One thing I noticed was I have to break position to fumble for ammunition (Eley club) so I added a bullet holder to the right hand side of the receiver.

Another thing I needed to get my head around is the adjustment of the rear sight. Elevation is clockwise for up/further away and clockwise on the windage moves the rear sight right, so point of impact left.

Elevation is a pleasant clockwise for up. The graduations appear to be in a minutes however it lacks a detent and you need keen eyes to be able to read the vernier scale so I have added a piece of masking tape and some basic marks for my 25, 50 and 100 points.

Accuracy for this little rifle can only be described as harassing fire on the day, however I would like to hope I can get everything down to a couple of MOA as a minimum and this is the accuracy claimed by the factory back in the day.

Next challenge is ammunition testing, re-set the zero markers with whatever works best at 100 and get it out to 200.

There has been a lot of interest in this rifle, however I think it will stop with us, it is fun in a challenging way and I do wonder how many people shoot a Model 12 at 100 yards on rainy days in this age.

The BSA Model 12 – A bit more.

This came to us in a less than ideal condition, although it was absolutely complete other than the ‘After market’ butt pad.

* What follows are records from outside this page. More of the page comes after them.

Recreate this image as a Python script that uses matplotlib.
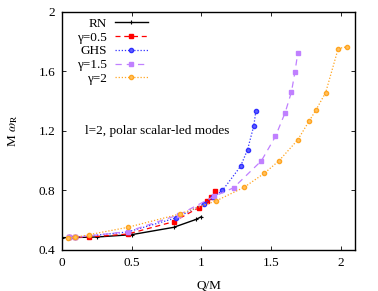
import matplotlib.pyplot as plt

# data
rn_q = [0.0, 0.05, 0.1, 0.25, 0.5, 0.8, 0.96, 1.0]
rn_w = [0.483, 0.483, 0.484, 0.487, 0.503, 0.552, 0.605, 0.624]

g05_q = [0.05, 0.095, 0.196, 0.47, 0.80, 0.98, 1.04, 1.067, 1.095]
g05_w = [0.484, 0.485, 0.487, 0.507, 0.59, 0.684, 0.729, 0.754, 0.796]

ghs_q = [0.05, 0.095, 0.47, 0.816, 1.02, 1.08, 1.15, 1.28, 1.33, 1.375, 1.39]
ghs_w = [0.484, 0.485, 0.521, 0.615, 0.71, 0.754, 0.80, 0.962, 1.074, 1.235, 1.335]

g15_q = [0.05, 0.095, 0.47, 0.84, 1.09, 1.23, 1.43, 1.53, 1.60, 1.645, 1.67, 1.69]
g15_w = [0.484, 0.485, 0.523, 0.637, 0.76, 0.818, 1.0, 1.163, 1.324, 1.463, 1.597, 1.723]

g2_q = [0.045, 0.095, 0.196, 0.47, 0.845, 1.107, 1.305, 1.45, 1.556, 1.69, 1.77, 1.82, 1.89, 1.98, 2.04]
g2_w = [0.483, 0.485, 0.503, 0.552, 0.642, 0.731, 0.821, 0.915, 1.0, 1.14, 1.264, 1.34, 1.458, 1.754, 1.765]

x_ticks = [0, 0.5, 1, 1.5, 2]
y_ticks = [0.4, 0.8, 1.2, 1.6, 2]

plt.rcParams['font.family'] = ['Liberation Serif', 'DejaVu Serif']
plt.rcParams['font.size'] = 9.5
plt.rcParams['mathtext.fontset'] = 'stix'

fig = plt.figure(figsize=(3.78, 2.91), dpi=100)
ax = fig.add_axes([0.164, 0.141, 0.775, 0.818])

ax.plot(rn_q, rn_w, color='black', lw=1.0, ls='-', marker='+', ms=3, mew=0.8, label='RN')
ax.plot(g05_q, g05_w, color='red', lw=0.9, ls=(0, (4, 3)), marker='s', ms=2.4, label='γ=0.5')
ax.plot(ghs_q, ghs_w, color='#3030ff', lw=0.9, ls=(0, (1, 1.5)), marker='o', ms=3.0,
        mfc='#6060ff', label='GHS')
ax.plot(g15_q, g15_w, color='#c080ff', lw=0.9, ls=(0, (5, 4)), marker='s', ms=2.4, label='γ=1.5')
ax.plot(g2_q, g2_w, color='#ffa520', lw=0.9, ls=(0, (1, 1.5)), marker='o', ms=3.0,
        mfc='#ffc060', label='γ=2')

ax.set_xlim(0, 2.1)
ax.set_ylim(0.4, 2.0)
ax.set_xticks(x_ticks)
ax.set_xticklabels(['0', '0.5', '1', '1.5', '2'])
ax.set_yticks(y_ticks)
ax.set_yticklabels(['0.4', '0.8', '1.2', '1.6', '2'])
ax.tick_params(direction='in', top=True, right=True, length=3, width=0.6, pad=5)
for s in ax.spines.values():
    s.set_linewidth(1.0)

ax.set_xlabel('Q/M', labelpad=8)
ax.set_ylabel(r'M $\omega_{\rm R}$', labelpad=13)

ax.text(0.165, 1.197, 'l=2, polar scalar-led modes', va='center', ha='left')

# gnuplot-style key: labels right-aligned, samples on the right
ax.legend(loc='upper right', bbox_to_anchor=(0.325, 1.015), markerfirst=False, frameon=False,
          handlelength=2.5, handletextpad=0.6, labelspacing=0.12, borderaxespad=0.3)

fig.savefig('out.png', dpi=100)
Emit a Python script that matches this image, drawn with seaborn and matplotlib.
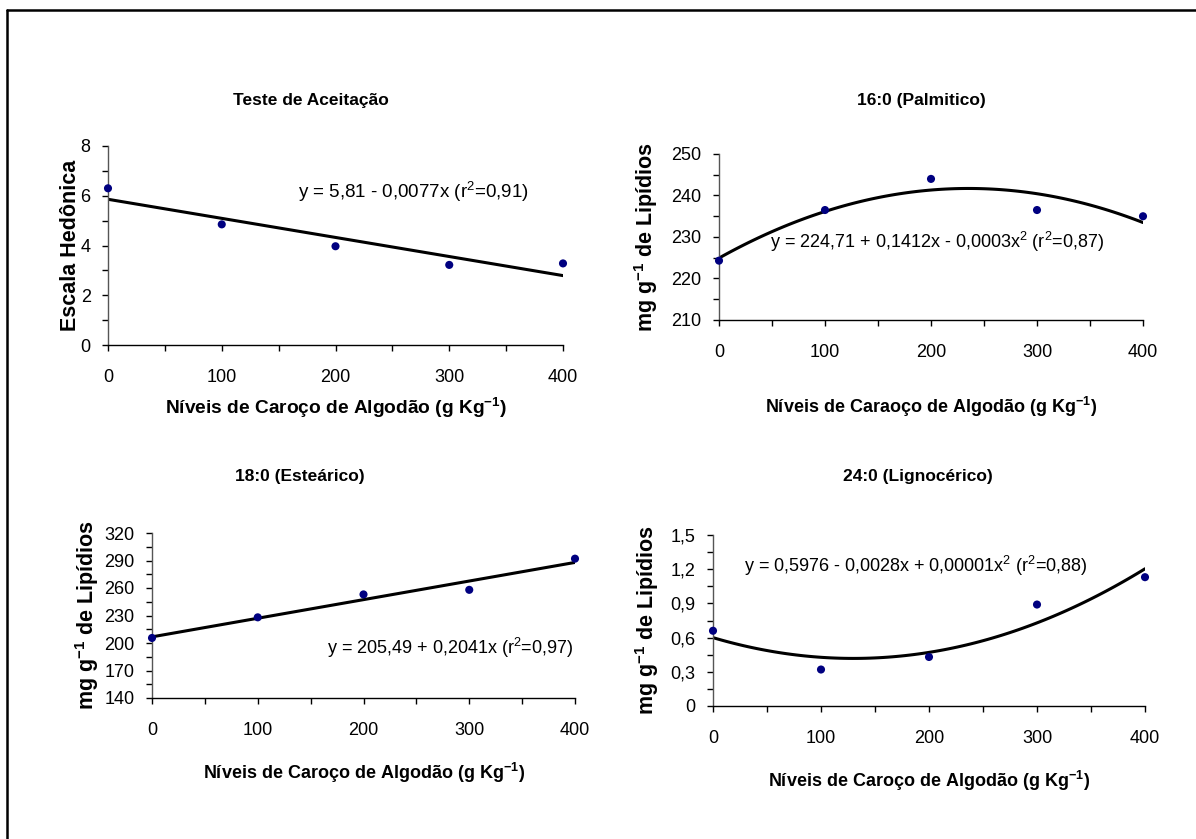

So the sling, swivels and sights were all correct and original for a 1920s period BSA Model 12 .22 target rifle.

It was also a sensible price due to the condition and a potential customer was found, as the rifle was from a shooter who was retiring we simply offered to find a new keeper and do not charge commission for such items as it is always nice to find them a new and deserving home.

With a new home found I was asked to tidy the gun up, so every last item was stripped, polished and blacked, then oiled and re-assembled. The top/first close up picture is what it looked like before the work.

I was going to do something about the stock however with some scrubbing with hot soapy water and a wipe over with methylated spirits followed by a waxing it looks good and still quite original which is what I wanted.

Sadly the potential new buyer has baled out and I now have a 100 year old target rifle, that still shoots like a new one, looks lovely and is zeroed at 50 ready to shoot and nobody to love or cherish it.

Sad really, maybe it has the makings of an open sighted LSR rifle..

The Marlin 7000 Target (AKA the ‘Boiled Sweet’)

Here is something you don’t see every day, a Marlin 7000T or 7000 Target, also immediately re-named the ‘Boiled sweet’ when the Viking spotted it for the first time.

 

 

These are quite scarce here in the UK, this one was built in 1999 according to the serial number and these things came with a heavy micro twist 18″ barrel and an ambidextrous laminated stock with three way adjustable butt stock. Combine this with a large hand swell and you get a stock that looks to be for a 9 year old that fits my 6’3″ frame as equally well as the Viking’s more petite 5’8″ without adjustment, looks truly can be deceptive. This particular rifle came in with 6 magazines and an 18x ‘scope so I can only assume it was used for plinking and Light Sport Rifle in a previous life.

First job was a complete strip and clean then get it out for zeroing and this is where the first issue showed. The barrel was very clean, the action however was grim, a typical un-cleaned semi automatic and adding insult to injury the bolt buffer crumbled away in 4 parts. That was going to be a problem if it was to be zeroed as the last thing I needed was a bolt rattling away inside the receiver. So I improvised with some super glue and duct tape, gave it a wipe over and put everything back together.  Interestingly, this rifle has a self colour aluminium trigger guard and the original guard was black. Also, the over-travel screw was not present so this guard is a replacement for whatever reason. I can soon add an over-travel screw once the rifle function was confirmed. Once everything was back together the trigger weight gauge was used and confirmed a reasonable 1.25kgs/2.75 lbs which is about half that of the Ruger 10/22 we have in the Armoury. Sooo, we have a rifle with a bull barrel, adjustable laminate stock, last round hold open, free fall magazines and an 18X ‘scope all for less than the price of an after-market trigger for a 10/22, I can see someone is going to be happy 🙂

Last job of the day was place an order for a replacement buffer.

Friday, the rifle zeroed and cycled virtually flawlessly on Eley Club (One fail to feed) On CCI HP Subs it was perfect, so a couple of hundred rounds through with both deliberate and rapid fire and a 50 metre zero set. Accuracy is around 1 MOA at 50m/55 yards and will probably improve with different ammunition.

Amazingly the buffer arrived Saturday morning so I stripped the trigger completely and cleaned it properly.  You can see the new buffer next to the original complete with duct tape, it had worked for a couple of hundred rounds and was still intact so I guess this is a reasonable short term fix if you ever end up with a shattered buffer.

The triggers come apart very easily as the two sides are held together with 2,3mm/3-32″  ‘E’ Clips. I had none in stock so ordered 50 for under £2.50 delivered to replace the originals at some point. ‘E’ Clips are sprung and do not fair well when replaced a few times so just replace them.

TIP – The pin the buffer sits on is handed so make sure you replace it the way it came off. If in doubt, the slightly longer end holds the magazine lever in place.

So that is the rifle tested, cleaned and zeroed and ready for whatever the future holds for it.